Is there any restriction on which websites can sign up to use experimental APIs?
- No, any website can sign up to use an experimental API. The only thing to note is that an experiment will be automatically shut off for all domains if it becomes used on more than 0.5% of all Chrome page loads, which means, unsurprisingly, experimental APIs aren’t suitable for full-production use on very large production sites such as the Google home page. Limited experimental use on very large production sites is encouraged, just not a full launch until the feature itself is no longer experimental.
Is there any review process for signing up a website to access an experimental API?
- No. We do not review domain content before generating a token.
Can one large website prevent anyone from accessing an origin trial (either maliciously or inadvertently)?
- We automatically disable any experiment that becomes used too broadly to prevent features from being used in production such that we wouldn't feel OK about breaking them. This does make it possible for a site to maliciously or inadvertently disable an experiment although in that case no developers will be depending on the feature in production since it is experimental so the harm is mitigated.
What is the structure of trial tokens?
- The properties and structure of trials tokens are discussed in detail in the design document.

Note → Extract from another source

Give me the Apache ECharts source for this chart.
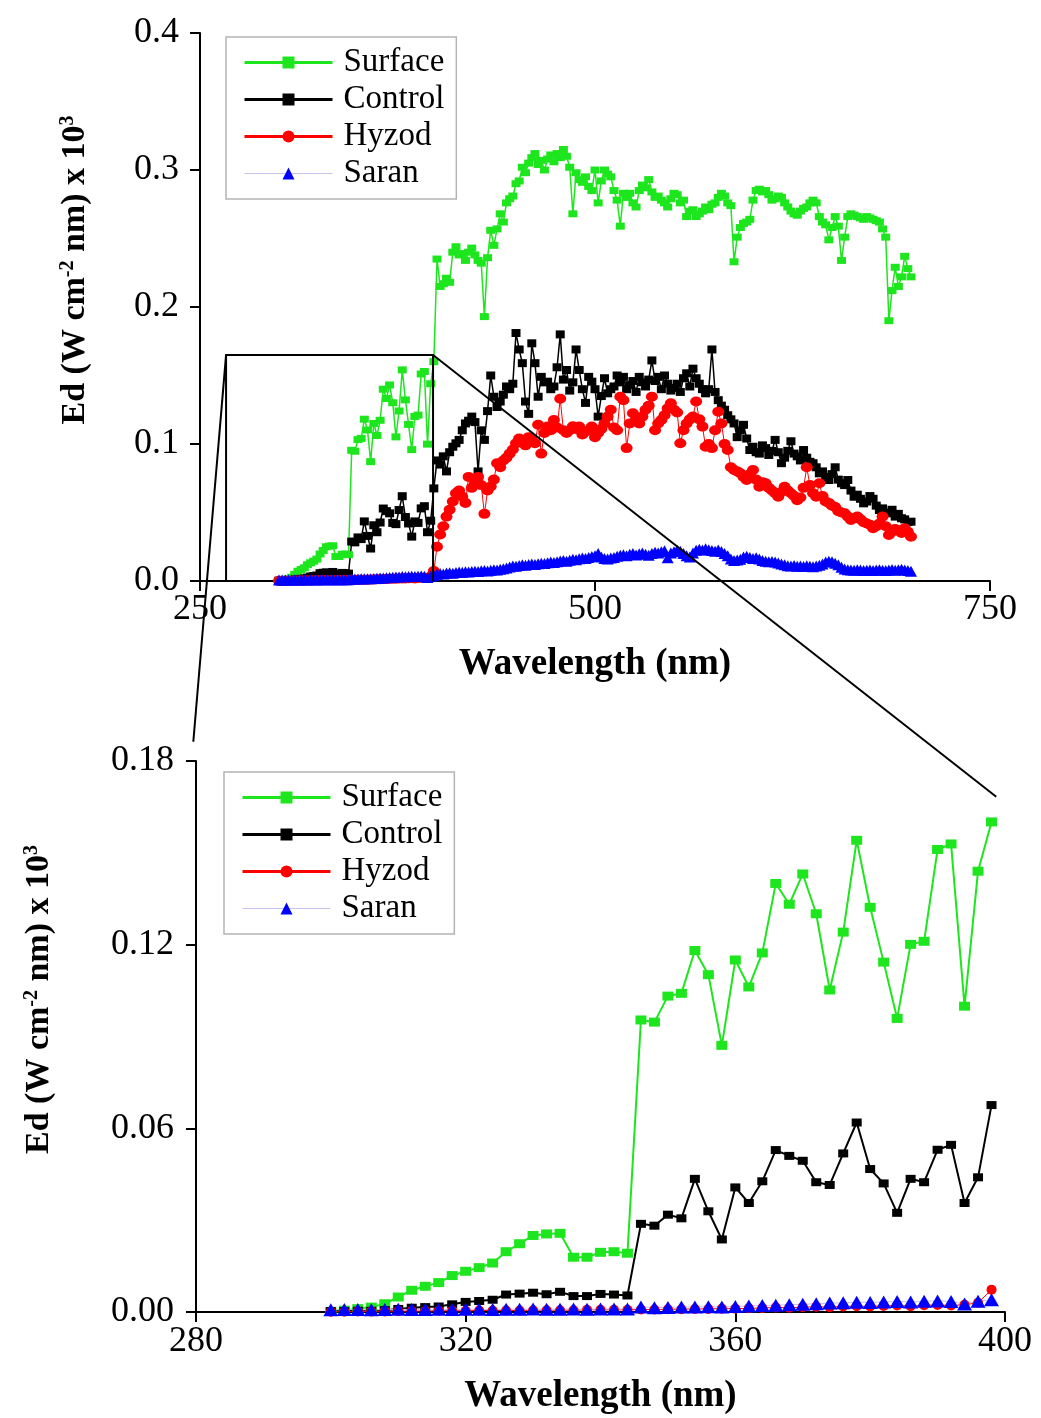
<!DOCTYPE html>
<html><head><meta charset="utf-8">
<script src="https://cdn.jsdelivr.net/npm/echarts@6/dist/echarts.min.js"></script>
<style>html,body{margin:0;padding:0;background:#fff}#c{width:1041px;height:1418px}</style>
</head><body><div id="c"></div>
<script>
// ---------------- DATA ----------------
const wavelength = [
300,302,304,306,308,310,312,314,316,318,320,322,324,326,328,330,332,334,336,338,
340,342,344,346,348,350,352,354,356,358,360,362,364,366,368,370,372,374,376,378,
380,382,384,386,388,390,392,394,396,398,400,402,404,406,408,410,412,414,416,418,
420,422,424,426,428,430,432,434,436,438,440,442,444,446,448,450,452,454,456,458,
460,462,464,466,468,470,472,474,476,478,480,482,484,486,488,490,492,494,496,498,
500,502,504,506,508,510,512,514,516,518,520,522,524,526,528,530,532,534,536,538,
540,542,544,546,548,550,552,554,556,558,560,562,564,566,568,570,572,574,576,578,
580,582,584,586,588,590,592,594,596,598,600,602,604,606,608,610,612,614,616,618,
620,622,624,626,628,630,632,634,636,638,640,642,644,646,648,650,652,654,656,658,
660,662,664,666,668,670,672,674,676,678,680,682,684,686,688,690,692,694,696,698,700];

const surface = [
0.0002,0.0006,0.0011,0.0016,0.0027,0.0049,0.0071,0.0084,0.0096,0.0119,
0.0133,0.0145,0.0160,0.0197,0.0223,0.0250,0.0255,0.0257,0.0179,0.0179,
0.0195,0.0197,0.0192,0.0954,0.0947,0.1032,0.1041,0.1181,0.1102,0.0871,
0.1150,0.1062,0.1173,0.1400,0.1332,0.1431,0.1301,0.1052,0.1241,0.1541,
0.1322,0.1143,0.0959,0.1201,0.1211,0.1511,0.1529,0.0999,0.1440,0.1601,
0.235,0.215,0.217,0.221,0.218,0.240,0.244,0.238,0.239,0.234,
0.240,0.243,0.238,0.234,0.232,0.193,0.236,0.256,0.245,0.257,
0.268,0.262,0.276,0.279,0.281,0.290,0.292,0.302,0.298,0.305,
0.309,0.312,0.304,0.307,0.300,0.308,0.311,0.306,0.312,0.309,
0.315,0.310,0.302,0.268,0.298,0.293,0.291,0.295,0.288,0.285,
0.300,0.276,0.292,0.300,0.297,0.295,0.285,0.278,0.259,0.283,
0.280,0.283,0.276,0.273,0.285,0.289,0.287,0.293,0.284,0.280,
0.281,0.278,0.276,0.273,0.279,0.283,0.282,0.276,0.278,0.266,
0.270,0.271,0.266,0.268,0.270,0.273,0.271,0.275,0.276,0.280,
0.283,0.281,0.276,0.274,0.233,0.251,0.258,0.261,0.262,0.264,
0.278,0.285,0.286,0.284,0.285,0.282,0.278,0.279,0.281,0.280,
0.276,0.273,0.270,0.268,0.267,0.270,0.272,0.273,0.276,0.278,
0.276,0.266,0.262,0.260,0.249,0.258,0.266,0.259,0.234,0.251,
0.266,0.268,0.267,0.266,0.265,0.264,0.266,0.265,0.264,0.263,
0.262,0.257,0.251,0.190,0.212,0.229,0.215,0.222,0.237,0.228,
0.222];

const control = [
0.0003,0.0003,0.0004,0.0004,0.0006,0.0010,0.0014,0.0016,0.0018,0.0025,
0.0033,0.0036,0.0040,0.0057,0.0060,0.0063,0.0058,0.0066,0.0052,0.0052,
0.0059,0.0057,0.0054,0.0288,0.0282,0.0318,0.0306,0.0435,0.0329,0.0237,
0.0407,0.0356,0.0427,0.0529,0.0510,0.0494,0.0424,0.0415,0.0518,0.0619,
0.0467,0.0420,0.0324,0.0435,0.0424,0.0530,0.0546,0.0356,0.0440,0.0676,
0.088,0.085,0.091,0.080,0.094,0.098,0.1005,0.103,0.110,0.115,
0.117,0.120,0.116,0.080,0.110,0.103,0.124,0.150,0.1345,0.127,
0.131,0.136,0.142,0.140,0.144,0.181,0.169,0.159,0.131,0.122,
0.1735,0.159,0.1345,0.149,0.145,0.1455,0.140,0.142,0.156,0.180,
0.147,0.154,0.139,0.145,0.169,0.154,0.140,0.130,0.149,0.1455,
0.140,0.120,0.135,0.148,0.137,0.140,0.142,0.150,0.145,0.149,
0.140,0.143,0.146,0.138,0.149,0.145,0.142,0.147,0.161,0.146,
0.149,0.140,0.150,0.144,0.139,0.141,0.144,0.138,0.148,0.1516,
0.142,0.155,0.148,0.144,0.140,0.137,0.140,0.169,0.138,0.132,
0.128,0.125,0.121,0.118,0.115,0.105,0.110,0.114,0.104,0.0956,
0.098,0.094,0.093,0.099,0.097,0.092,0.095,0.103,0.094,0.086,
0.090,0.095,0.102,0.093,0.091,0.088,0.0956,0.090,0.087,0.086,
0.083,0.0786,0.080,0.076,0.0737,0.078,0.083,0.074,0.0713,0.070,
0.0737,0.066,0.0615,0.063,0.060,0.0567,0.058,0.062,0.060,0.055,
0.0518,0.053,0.050,0.0494,0.052,0.047,0.049,0.0458,0.045,0.043,
0.0433];

const hyzod = [
0.0001,0.0001,0.0002,0.0002,0.0002,0.0003,0.0003,0.0003,0.0004,0.0004,
0.0004,0.0005,0.0005,0.0005,0.0005,0.0006,0.0006,0.0006,0.0006,0.0007,
0.0007,0.0007,0.0007,0.0008,0.0008,0.0009,0.0009,0.0010,0.0010,0.0011,
0.0011,0.0012,0.0013,0.0015,0.0014,0.0016,0.0017,0.0016,0.0018,0.0019,
0.0018,0.0020,0.0021,0.0019,0.0022,0.0023,0.0021,0.0024,0.0030,0.0073,
0.025,0.034,0.040,0.047,0.052,0.058,0.064,0.066,0.0615,0.057,
0.076,0.068,0.071,0.076,0.070,0.049,0.066,0.069,0.074,0.086,
0.083,0.088,0.090,0.093,0.096,0.1005,0.104,0.101,0.099,0.105,
0.103,0.1005,0.114,0.093,0.108,0.1127,0.110,0.1175,0.112,0.133,
0.110,0.108,0.110,0.113,0.111,0.1127,0.107,0.109,0.110,0.1127,
0.105,0.108,0.111,0.115,0.120,0.125,0.112,0.110,0.1345,0.132,
0.097,0.115,0.1224,0.118,0.115,0.120,0.125,0.128,0.1345,0.110,
0.115,0.1175,0.121,0.126,0.1297,0.125,0.123,0.1005,0.110,0.115,
0.118,0.120,0.131,0.118,0.1127,0.098,0.100,0.097,0.110,0.1236,
0.115,0.100,0.0956,0.083,0.081,0.080,0.0786,0.076,0.0737,0.078,
0.081,0.074,0.0688,0.072,0.0713,0.068,0.066,0.064,0.0615,0.065,
0.0688,0.066,0.064,0.062,0.059,0.061,0.068,0.083,0.070,0.064,
0.0615,0.0713,0.062,0.058,0.057,0.055,0.054,0.051,0.050,0.0494,
0.047,0.0445,0.046,0.047,0.045,0.043,0.042,0.041,0.0385,0.040,
0.042,0.047,0.040,0.0336,0.036,0.038,0.037,0.035,0.0385,0.036,
0.0323];

const saran = [
0.0007,0.0008,0.0008,0.0007,0.0008,0.0009,0.0008,0.0008,0.0009,0.0008,
0.0009,0.0009,0.0008,0.0009,0.0009,0.0010,0.0009,0.0009,0.0010,0.0009,
0.0010,0.0010,0.0010,0.0016,0.0014,0.0015,0.0016,0.0016,0.0017,0.0016,
0.0018,0.0020,0.0021,0.0022,0.0024,0.0025,0.0027,0.0029,0.0030,0.0032,
0.0031,0.0033,0.0034,0.0033,0.0035,0.0036,0.0034,0.0026,0.0035,0.0040,
0.0050,0.0055,0.0052,0.0058,0.0060,0.0057,0.0062,0.0065,0.0063,0.0068,
0.0066,0.0070,0.0072,0.0069,0.0074,0.0076,0.0073,0.0079,0.0082,0.0080,
0.0086,0.0090,0.0095,0.0102,0.0110,0.0108,0.0113,0.0118,0.0115,0.0120,
0.0124,0.0121,0.0126,0.0130,0.0127,0.0133,0.0138,0.0135,0.0141,0.0146,
0.0150,0.0145,0.0152,0.0158,0.0155,0.0162,0.0168,0.0165,0.0172,0.0178,
0.0185,0.0200,0.0176,0.0165,0.0160,0.0168,0.0172,0.0180,0.0188,0.0192,
0.0185,0.0195,0.0200,0.0190,0.0198,0.0205,0.0196,0.0188,0.0200,0.0210,
0.0205,0.0214,0.0220,0.0170,0.0205,0.0214,0.0225,0.0218,0.0200,0.0185,
0.0175,0.0205,0.0225,0.0232,0.0226,0.0236,0.0228,0.0222,0.0218,0.0226,
0.0215,0.0200,0.0185,0.0160,0.0150,0.0153,0.0158,0.0175,0.0180,0.0172,
0.0165,0.0170,0.0160,0.0150,0.0145,0.0140,0.0142,0.0138,0.0132,0.0125,
0.0118,0.0112,0.0110,0.0114,0.0108,0.0110,0.0105,0.0112,0.0108,0.0104,
0.0110,0.0115,0.0125,0.0138,0.0145,0.0140,0.0130,0.0118,0.0100,0.0088,
0.0082,0.0080,0.0078,0.0082,0.0080,0.0076,0.0078,0.0081,0.0077,0.0080,
0.0083,0.0079,0.0076,0.0080,0.0084,0.0078,0.0082,0.0086,0.0080,0.0077,
0.0072];

const seriesNames = ['Surface', 'Control', 'Hyzod', 'Saran'];
const seriesValues = [surface, control, hyzod, saran];
const zoomMaxWavelength = 400;
// zoom annotation, in top-panel data units, and link end points in bottom-panel units
const zoomBox = [266.5, 0, 397.5, 0.165];
const zoomLinkEnds = [[279.6, 0.1863], [398.7, 0.1683]];

// ---------------- STYLE ----------------
const FONT = 'Liberation Serif';
const colors = ['#1ee61e', '#000000', '#ff0000', '#0000ff'];
const lineColors = ['#1ee61e', '#000000', '#ff0000', '#c4c4ec'];
const lineWidths = [1.5, 1.5, 1, 1];
const symbols = ['rect', 'rect', 'circle', 'triangle'];
const symTop = [[9, 7], [9, 8], [12, 10], [12, 11]];
const symBottom = [[11, 9], [10, 8], [10, 10], [15, 13]];

function pairs(values, maxX) {
  const out = [];
  wavelength.forEach((x, i) => { if (maxX == null || x < maxX) out.push([x, values[i]]); });
  return out;
}

function axisCommon() {
  return {
    type: 'value',
    axisLine: { show: true, onZero: false, lineStyle: { color: '#000', width: 2 } },
    axisTick: { show: true, inside: false, length: 10, lineStyle: { color: '#000', width: 2 } },
    splitLine: { show: false },
    axisLabel: { fontFamily: FONT, fontSize: 36, color: '#000' },
    nameTextStyle: { fontFamily: FONT, fontWeight: 'bold', fontSize: 37, color: '#000' }
  };
}

const yNameRich = {
  sup: { fontFamily: FONT, fontWeight: 'bold', fontSize: 20, color: '#000', verticalAlign: 'top', lineHeight: 34 }
};
const yName = 'Ed (W cm{sup|-2} nm) x 10{sup|3}';

function legendCfg(left, top) {
  return {
    orient: 'vertical', left: left, top: top,
    padding: [8, 12, 8, 17],
    itemWidth: 88, itemHeight: 15, itemGap: 2,
    borderColor: '#b4b4b4', borderWidth: 1.5,
    textStyle: { fontFamily: FONT, fontSize: 33, color: '#000', lineHeight: 35, padding: [0, 0, 0, 6] },
    lineStyle: { width: 3 },
    data: seriesNames.map(n => n === 'Saran' ? { name: n, lineStyle: { width: 1 } } : { name: n })
  };
}

const series = [];
seriesNames.forEach((name, i) => {
  series.push({
    name: name, type: 'line', xAxisIndex: 0, yAxisIndex: 0,
    data: pairs(seriesValues[i]),
    symbol: symbols[i], symbolSize: symTop[i], showAllSymbol: true,
    itemStyle: { color: colors[i] },
    lineStyle: { color: lineColors[i], width: lineWidths[i] },
    animation: false
  });
});
seriesNames.forEach((name, i) => {
  series.push({
    name: name, type: 'line', xAxisIndex: 1, yAxisIndex: 1,
    data: pairs(seriesValues[i], zoomMaxWavelength),
    symbol: symbols[i], symbolSize: symBottom[i], showAllSymbol: true,
    itemStyle: { color: colors[i] },
    lineStyle: { color: lineColors[i], width: i < 2 ? 2 : 1 },
    animation: false
  });
});

const chart = echarts.init(document.getElementById('c'), null, { renderer: 'canvas' });
chart.setOption({
  backgroundColor: '#ffffff',
  animation: false,
  grid: [
    { left: 200, top: 33, width: 790, height: 548 },
    { left: 196, top: 761, width: 809, height: 551 }
  ],
  legend: [legendCfg(226, 37), legendCfg(224, 772)],
  xAxis: [
    Object.assign(axisCommon(), {
      gridIndex: 0, min: 250, max: 750, interval: 250,
      name: 'Wavelength (nm)', nameLocation: 'middle', nameGap: 65,
      axisLabel: { fontFamily: FONT, fontSize: 36, color: '#000', margin: 11 }
    }),
    Object.assign(axisCommon(), {
      gridIndex: 1, min: 280, max: 400, interval: 40,
      name: 'Wavelength (nm)', nameLocation: 'middle', nameGap: 66,
      axisLabel: { fontFamily: FONT, fontSize: 36, color: '#000', margin: 12 }
    })
  ],
  yAxis: [
    Object.assign(axisCommon(), {
      gridIndex: 0, min: 0, max: 0.4, interval: 0.1,
      name: yName, nameLocation: 'middle', nameGap: 108,
      nameTextStyle: { fontFamily: FONT, fontWeight: 'bold', fontSize: 34, color: '#000', padding: [0, 0, 0, 74], rich: yNameRich },
      axisLabel: { fontFamily: FONT, fontSize: 36, color: '#000', margin: 21, formatter: v => v.toFixed(1) }
    }),
    Object.assign(axisCommon(), {
      gridIndex: 1, min: 0, max: 0.18, interval: 0.06,
      name: yName, nameLocation: 'middle', nameGap: 140,
      nameTextStyle: { fontFamily: FONT, fontWeight: 'bold', fontSize: 34, color: '#000', padding: [0, 0, 0, 74], rich: yNameRich },
      axisLabel: { fontFamily: FONT, fontSize: 36, color: '#000', margin: 22, formatter: v => v.toFixed(2) }
    })
  ],
  series: series
});

// zoom annotation: box in top panel and links to the bottom panel
const px = (g, x, y) => chart.convertToPixel({ gridIndex: g }, [x, y]);
const bl = px(0, zoomBox[0], zoomBox[1]);
const tl = px(0, zoomBox[0], zoomBox[3]);
const tr = px(0, zoomBox[2], zoomBox[3]);
const br = px(0, zoomBox[2], zoomBox[1]);
const e1 = px(1, zoomLinkEnds[0][0], zoomLinkEnds[0][1]);
const e2 = px(1, zoomLinkEnds[1][0], zoomLinkEnds[1][1]);
const ls = { stroke: '#000', lineWidth: 2, fill: null };
chart.setOption({
  graphic: [
    { type: 'polyline', shape: { points: [bl, tl, tr, br] }, style: ls, z: 50 },
    { type: 'line', shape: { x1: tl[0], y1: tl[1], x2: e1[0], y2: e1[1] }, style: ls, z: 50 },
    { type: 'line', shape: { x1: tr[0], y1: tr[1], x2: e2[0], y2: e2[1] }, style: ls, z: 50 }
  ]
});
</script>
</body></html>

Why shouldn't browsers just use A/B experimentation techniques to test out web platform features
- It's common in software to rely on A/B experiments to compare one design to another. This isn't appropriate when experimenting with platform API surface area because it would make it extremely difficult for developers to reason about the behavior they're seeing from the platform (making the platform much less predictable). For example, when a user reports an issue, developers try to match the exact browser version and OS when attempting to reproduce the problem. When there's some other variable they don't know about (eg. rarely a user will have a special browser flag enabled), it inevitably causes a ton of frustration and confusion.